Saturday, February 07, 2009

Opera: Lucia

A scan of Google results suggests that people were dumping tickets for today's performance of Lucia di Lammermoor--either the stage version at the Met or the HD simulcasts at theaters around the country, including here in Palookaville. Hard to tell whether this wave of unloadings came from the absence of Rolando Villazón,who had to bail after highly public display of cracks and coughings a couple of weeks back at the opening--or because of the somewhat-south-of-iffy reviews of the performance itself.

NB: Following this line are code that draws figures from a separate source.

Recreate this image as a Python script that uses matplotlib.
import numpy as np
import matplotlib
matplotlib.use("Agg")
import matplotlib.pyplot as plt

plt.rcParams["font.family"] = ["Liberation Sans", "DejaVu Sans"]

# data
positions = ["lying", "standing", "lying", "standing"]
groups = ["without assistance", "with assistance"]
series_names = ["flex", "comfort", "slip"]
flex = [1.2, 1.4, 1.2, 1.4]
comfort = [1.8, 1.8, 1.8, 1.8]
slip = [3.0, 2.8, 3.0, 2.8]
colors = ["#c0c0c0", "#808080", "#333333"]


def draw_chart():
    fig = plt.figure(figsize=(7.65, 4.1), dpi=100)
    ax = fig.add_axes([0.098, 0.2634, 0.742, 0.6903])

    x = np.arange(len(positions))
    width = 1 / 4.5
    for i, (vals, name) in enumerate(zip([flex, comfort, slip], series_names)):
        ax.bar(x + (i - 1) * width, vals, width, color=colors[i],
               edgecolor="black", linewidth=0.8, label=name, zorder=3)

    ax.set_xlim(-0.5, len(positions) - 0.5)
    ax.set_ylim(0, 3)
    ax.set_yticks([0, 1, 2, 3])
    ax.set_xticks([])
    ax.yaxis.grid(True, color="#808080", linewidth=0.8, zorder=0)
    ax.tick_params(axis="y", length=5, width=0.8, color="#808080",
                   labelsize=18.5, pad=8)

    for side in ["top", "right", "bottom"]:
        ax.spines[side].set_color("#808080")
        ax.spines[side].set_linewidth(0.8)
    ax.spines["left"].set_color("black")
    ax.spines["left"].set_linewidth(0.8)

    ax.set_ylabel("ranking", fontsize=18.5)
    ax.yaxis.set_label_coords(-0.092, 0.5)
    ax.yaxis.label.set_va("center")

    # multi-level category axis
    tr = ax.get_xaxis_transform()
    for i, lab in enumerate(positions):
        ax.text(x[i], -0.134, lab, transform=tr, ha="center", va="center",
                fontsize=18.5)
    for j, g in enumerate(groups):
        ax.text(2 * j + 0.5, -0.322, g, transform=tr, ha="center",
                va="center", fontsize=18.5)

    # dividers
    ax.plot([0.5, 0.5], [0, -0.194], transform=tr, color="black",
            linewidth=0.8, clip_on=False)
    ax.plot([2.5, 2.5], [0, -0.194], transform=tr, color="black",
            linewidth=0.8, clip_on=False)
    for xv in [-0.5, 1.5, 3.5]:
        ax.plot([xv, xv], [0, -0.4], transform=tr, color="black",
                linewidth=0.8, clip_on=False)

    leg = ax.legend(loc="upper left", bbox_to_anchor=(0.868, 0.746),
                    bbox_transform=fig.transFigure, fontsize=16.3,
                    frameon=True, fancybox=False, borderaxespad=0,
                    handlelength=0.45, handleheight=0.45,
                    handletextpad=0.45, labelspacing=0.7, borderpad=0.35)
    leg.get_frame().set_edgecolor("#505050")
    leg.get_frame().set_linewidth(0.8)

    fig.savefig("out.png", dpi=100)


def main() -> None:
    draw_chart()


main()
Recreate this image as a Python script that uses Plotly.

Either way, the sellers might have been missing a bet. At least from the cheap seats at the HD, today's show may not have ranked as entirely magical, but it was a perfectly acceptable piece of work--balanced, appreciative and tightly integrated. For Piotre Beczala Villazón's replacement as Edgardo, this had to be a kind of a Judy Garland moment, though at 42 he is not exactly a newbie (he sang the Duke in Rigoletto a couple of years back). But you can't buy the kind of attention you get when you show up on short notice. I'd say he rose to the occasion: his performance wasn't as fully thought out as it might have been with more practice, but he has a good feel for the language and the drama and he engaged remarkably well with his leading lady. It might be also that he doesn't project quite well enough in enough in the big house.

The leading lady herself--that would be Anna Netbrebko, still fresh back from maternaty leave, has a full, rich merlot-y sort of voice, although she may not have recovered quite all of her electricity just yet. But I'd say the palm goes to the villain of the piece, Mariusz Kwiecien (another Pole) who starts out as your ordinary case of tragic responsibility and then quickly turns nasty when things don't go his way. Or if not Kweicien, I'd say the conductor Marco Armiliato, who made it clear that he loves this score and the orchestra he gets to perform it with. Unfortunately, if you failed to notice him, it was not for the Met's lack of trying: somebody in production turned up the volume on the orchestra to a point where (perhaps particularly with Beczala) it had an unfortunate tendency to trump the vocals.

Mary Zimmerman's set took a lot of flac at the opening. I don't know whether or how much she may have changed it since then but I must say I didn't mind; perhaps some things work better in HD than they do on stage. The Met's in-house publicity bills the presentation as "a Victorian ghost story." I think that may be a bit too kind; the opera itself is surely a bit more in the nature of neo-Gothic and the production, as things tend to be, is somethiing of a melange.

Perhaps I have tipped my hand here: Lucia has never been at the top of my list of favorite opera war horses. It certainly has one of the great coloratura show pieces, and as a whole, there really isn't anything wrong with it. For my money, there isn't quite as much right with it as one might wish, but it's a perfectly pleasant way to while away an afternoon (or midday, in HD), and this presentation, even given its improvisational touches, is nothing to be ashamed of.